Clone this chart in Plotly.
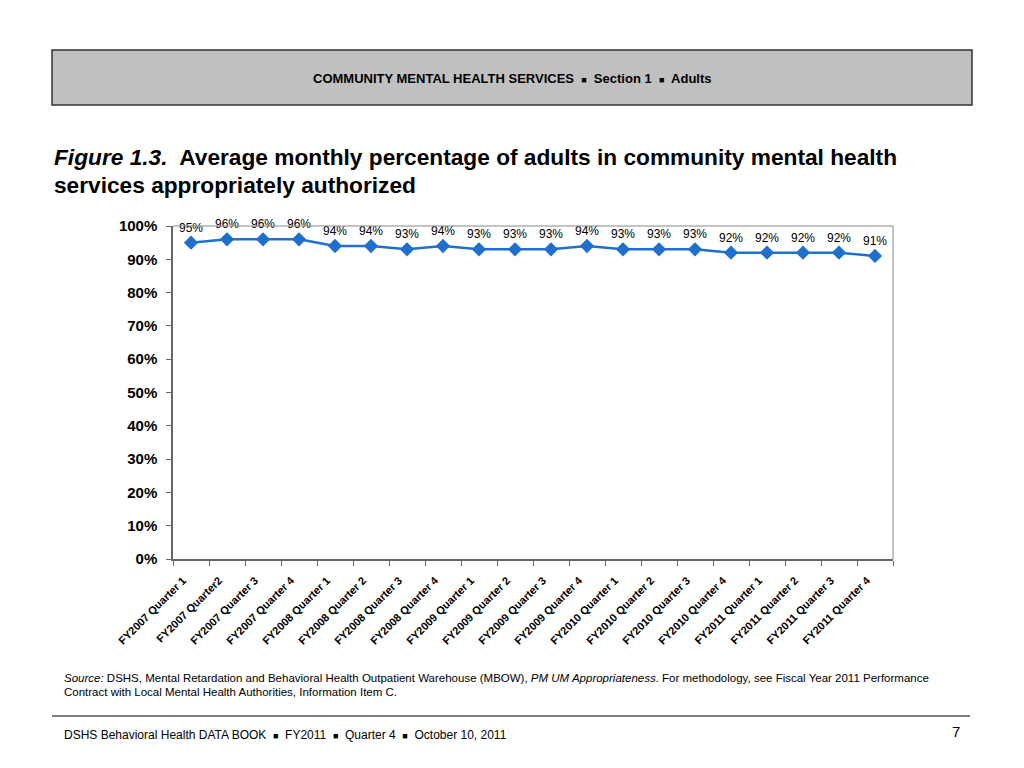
import plotly.graph_objects as go

categories = [
    "FY2007 Quarter 1", "FY2007 Quarter2", "FY2007 Quarter 3", "FY2007 Quarter 4",
    "FY2008 Quarter 1", "FY2008 Quarter 2", "FY2008 Quarter 3", "FY2008 Quarter 4",
    "FY2009 Quarter 1", "FY2009 Quarter 2", "FY2009 Quarter 3", "FY2009 Quarter 4",
    "FY2010 Quarter 1", "FY2010 Quarter 2", "FY2010 Quarter 3", "FY2010 Quarter 4",
    "FY2011 Quarter 1", "FY2011 Quarter 2", "FY2011 Quarter 3", "FY2011 Quarter 4",
]
values = [0.95, 0.96, 0.96, 0.96, 0.94, 0.94, 0.93, 0.94, 0.93, 0.93,
          0.93, 0.94, 0.93, 0.93, 0.93, 0.92, 0.92, 0.92, 0.92, 0.91]
labels = [f"{round(v*100)}%" for v in values]

OFF = 8  # page body margin
W, H = 1024 - OFF, 768 - OFF
L, R, T, B = 173, 893, 226, 559  # reference page coordinates
FONT = "Liberation Sans, Arial, sans-serif"


def px(x):
    return (x - L) / (R - L)


def py(y):
    return (B - y) / (B - T)


fig = go.Figure()
fig.add_trace(go.Scatter(
    x=categories, y=values, mode="lines+markers+text",
    text=labels, textposition="top center",
    textfont=dict(family=FONT, size=12, color="#000"),
    line=dict(color="#1F6FCF", width=2.5),
    marker=dict(symbol="diamond", size=11, color="#1F6FCF"),
    cliponaxis=False, showlegend=False,
))

fig.update_layout(
    width=W, height=H, autosize=False,
    margin=dict(l=L - OFF, r=W - (R - OFF), t=T - OFF, b=H - (B - OFF)),
    paper_bgcolor="white", plot_bgcolor="white",
    font=dict(family=FONT, color="#000"),
    xaxis=dict(
        type="category", tickson="boundaries", ticks="outside", ticklen=5,
        tickcolor="#666", showline=True, linecolor="#666", linewidth=1.5,
        mirror=False, showgrid=False, tickangle=-45,
        ticklabelstandoff=9, ticklabelshift=-8,
        tickfont=dict(family=FONT, size=11, color="#000", weight="bold"),
        range=[-0.5, 19.5],
    ),
    yaxis=dict(
        range=[0, 1.0], dtick=0.1, tickformat=".0%", ticks="outside",
        ticklen=5, tickcolor="#666", showline=True, linecolor="#666",
        linewidth=1.5, showgrid=False, zeroline=False, ticklabelstandoff=6,
        tickfont=dict(family=FONT, size=15, color="#000", weight="bold"),
    ),
)

shapes = [
    dict(type="line", xref="paper", yref="paper", x0=0, x1=1, y0=1, y1=1,
         line=dict(color="#888", width=1.2)),
    dict(type="line", xref="paper", yref="paper", x0=1, x1=1, y0=0, y1=1,
         line=dict(color="#999", width=1.2)),
    dict(type="rect", xref="paper", yref="paper", x0=px(52), x1=px(972),
         y0=py(105), y1=py(50), fillcolor="#C0C0C0",
         line=dict(color="#333", width=1.5), layer="below"),
    dict(type="line", xref="paper", yref="paper", x0=px(52), x1=px(970),
         y0=py(716), y1=py(716), line=dict(color="#555", width=1.5)),
]
fig.update_layout(shapes=shapes)

sq = "<span style='font-size:9px'>■</span>"
annotations = [
    dict(text=f"<b>COMMUNITY MENTAL HEALTH SERVICES  {sq}  Section 1  {sq}  Adults</b>",
         x=px(512), y=py(78), xanchor="center", yanchor="middle",
         font=dict(family=FONT, size=13, color="#000")),
    dict(text="<b><i>Figure 1.3.</i>  Average monthly percentage of adults in community mental health</b>",
         x=px(52), y=py(157), xanchor="left", yanchor="middle",
         font=dict(family=FONT, size=22.7, color="#000")),
    dict(text="<b>services appropriately authorized</b>",
         x=px(52), y=py(185), xanchor="left", yanchor="middle",
         font=dict(family=FONT, size=22.7, color="#000")),
    dict(text="<i>Source:</i> DSHS, Mental Retardation and Behavioral Health Outpatient Warehouse (MBOW), "
              "<i>PM UM Appropriateness</i>. For methodology, see Fiscal Year 2011 Performance",
         x=px(62), y=py(678), xanchor="left", yanchor="middle",
         font=dict(family=FONT, size=11.5, color="#000")),
    dict(text="Contract with Local Mental Health Authorities, Information Item C.",
         x=px(62), y=py(692), xanchor="left", yanchor="middle",
         font=dict(family=FONT, size=11.5, color="#000")),
    dict(text=f"DSHS Behavioral Health DATA BOOK  {sq}  FY2011  {sq}  Quarter 4  {sq}  October 10, 2011",
         x=px(62), y=py(735), xanchor="left", yanchor="middle",
         font=dict(family=FONT, size=12, color="#000")),
    dict(text="7", x=px(962), y=py(731), xanchor="right", yanchor="middle",
         font=dict(family=FONT, size=15, color="#000")),
]
for a in annotations:
    a.update(xref="paper", yref="paper", showarrow=False)
fig.update_layout(annotations=annotations)

fig.write_html("out.html")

■ PROBLEM TO SOLVE:
The data above should be repeated exactly, minus any pictures.

■ RESULT:
Clone this chart in Plotly.
import plotly.graph_objects as go

categories = [
    "FY2007 Quarter 1", "FY2007 Quarter2", "FY2007 Quarter 3", "FY2007 Quarter 4",
    "FY2008 Quarter 1", "FY2008 Quarter 2", "FY2008 Quarter 3", "FY2008 Quarter 4",
    "FY2009 Quarter 1", "FY2009 Quarter 2", "FY2009 Quarter 3", "FY2009 Quarter 4",
    "FY2010 Quarter 1", "FY2010 Quarter 2", "FY2010 Quarter 3", "FY2010 Quarter 4",
    "FY2011 Quarter 1", "FY2011 Quarter 2", "FY2011 Quarter 3", "FY2011 Quarter 4",
]
values = [0.95, 0.96, 0.96, 0.96, 0.94, 0.94, 0.93, 0.94, 0.93, 0.93,
          0.93, 0.94, 0.93, 0.93, 0.93, 0.92, 0.92, 0.92, 0.92, 0.91]
labels = [f"{round(v*100)}%" for v in values]

OFF = 8  # page body margin
W, H = 1024 - OFF, 768 - OFF
L, R, T, B = 173, 893, 226, 559  # reference page coordinates
FONT = "Liberation Sans, Arial, sans-serif"


def px(x):
    return (x - L) / (R - L)


def py(y):
    return (B - y) / (B - T)


fig = go.Figure()
fig.add_trace(go.Scatter(
    x=categories, y=values, mode="lines+markers+text",
    text=labels, textposition="top center",
    textfont=dict(family=FONT, size=12, color="#000"),
    line=dict(color="#1F6FCF", width=2.5),
    marker=dict(symbol="diamond", size=11, color="#1F6FCF"),
    cliponaxis=False, showlegend=False,
))

fig.update_layout(
    width=W, height=H, autosize=False,
    margin=dict(l=L - OFF, r=W - (R - OFF), t=T - OFF, b=H - (B - OFF)),
    paper_bgcolor="white", plot_bgcolor="white",
    font=dict(family=FONT, color="#000"),
    xaxis=dict(
        type="category", tickson="boundaries", ticks="outside", ticklen=5,
        tickcolor="#666", showline=True, linecolor="#666", linewidth=1.5,
        mirror=False, showgrid=False, tickangle=-45,
        ticklabelstandoff=9, ticklabelshift=-8,
        tickfont=dict(family=FONT, size=11, color="#000", weight="bold"),
        range=[-0.5, 19.5],
    ),
    yaxis=dict(
        range=[0, 1.0], dtick=0.1, tickformat=".0%", ticks="outside",
        ticklen=5, tickcolor="#666", showline=True, linecolor="#666",
        linewidth=1.5, showgrid=False, zeroline=False, ticklabelstandoff=6,
        tickfont=dict(family=FONT, size=15, color="#000", weight="bold"),
    ),
)

shapes = [
    dict(type="line", xref="paper", yref="paper", x0=0, x1=1, y0=1, y1=1,
         line=dict(color="#888", width=1.2)),
    dict(type="line", xref="paper", yref="paper", x0=1, x1=1, y0=0, y1=1,
         line=dict(color="#999", width=1.2)),
    dict(type="rect", xref="paper", yref="paper", x0=px(52), x1=px(972),
         y0=py(105), y1=py(50), fillcolor="#C0C0C0",
         line=dict(color="#333", width=1.5), layer="below"),
    dict(type="line", xref="paper", yref="paper", x0=px(52), x1=px(970),
         y0=py(716), y1=py(716), line=dict(color="#555", width=1.5)),
]
fig.update_layout(shapes=shapes)

sq = "<span style='font-size:9px'>■</span>"
annotations = [
    dict(text=f"<b>COMMUNITY MENTAL HEALTH SERVICES  {sq}  Section 1  {sq}  Adults</b>",
         x=px(512), y=py(78), xanchor="center", yanchor="middle",
         font=dict(family=FONT, size=13, color="#000")),
    dict(text="<b><i>Figure 1.3.</i>  Average monthly percentage of adults in community mental health</b>",
         x=px(52), y=py(157), xanchor="left", yanchor="middle",
         font=dict(family=FONT, size=22.7, color="#000")),
    dict(text="<b>services appropriately authorized</b>",
         x=px(52), y=py(185), xanchor="left", yanchor="middle",
         font=dict(family=FONT, size=22.7, color="#000")),
    dict(text="<i>Source:</i> DSHS, Mental Retardation and Behavioral Health Outpatient Warehouse (MBOW), "
              "<i>PM UM Appropriateness</i>. For methodology, see Fiscal Year 2011 Performance",
         x=px(62), y=py(678), xanchor="left", yanchor="middle",
         font=dict(family=FONT, size=11.5, color="#000")),
    dict(text="Contract with Local Mental Health Authorities, Information Item C.",
         x=px(62), y=py(692), xanchor="left", yanchor="middle",
         font=dict(family=FONT, size=11.5, color="#000")),
    dict(text=f"DSHS Behavioral Health DATA BOOK  {sq}  FY2011  {sq}  Quarter 4  {sq}  October 10, 2011",
         x=px(62), y=py(735), xanchor="left", yanchor="middle",
         font=dict(family=FONT, size=12, color="#000")),
    dict(text="7", x=px(962), y=py(731), xanchor="right", yanchor="middle",
         font=dict(family=FONT, size=15, color="#000")),
]
for a in annotations:
    a.update(xref="paper", yref="paper", showarrow=False)
fig.update_layout(annotations=annotations)

fig.write_html("out.html")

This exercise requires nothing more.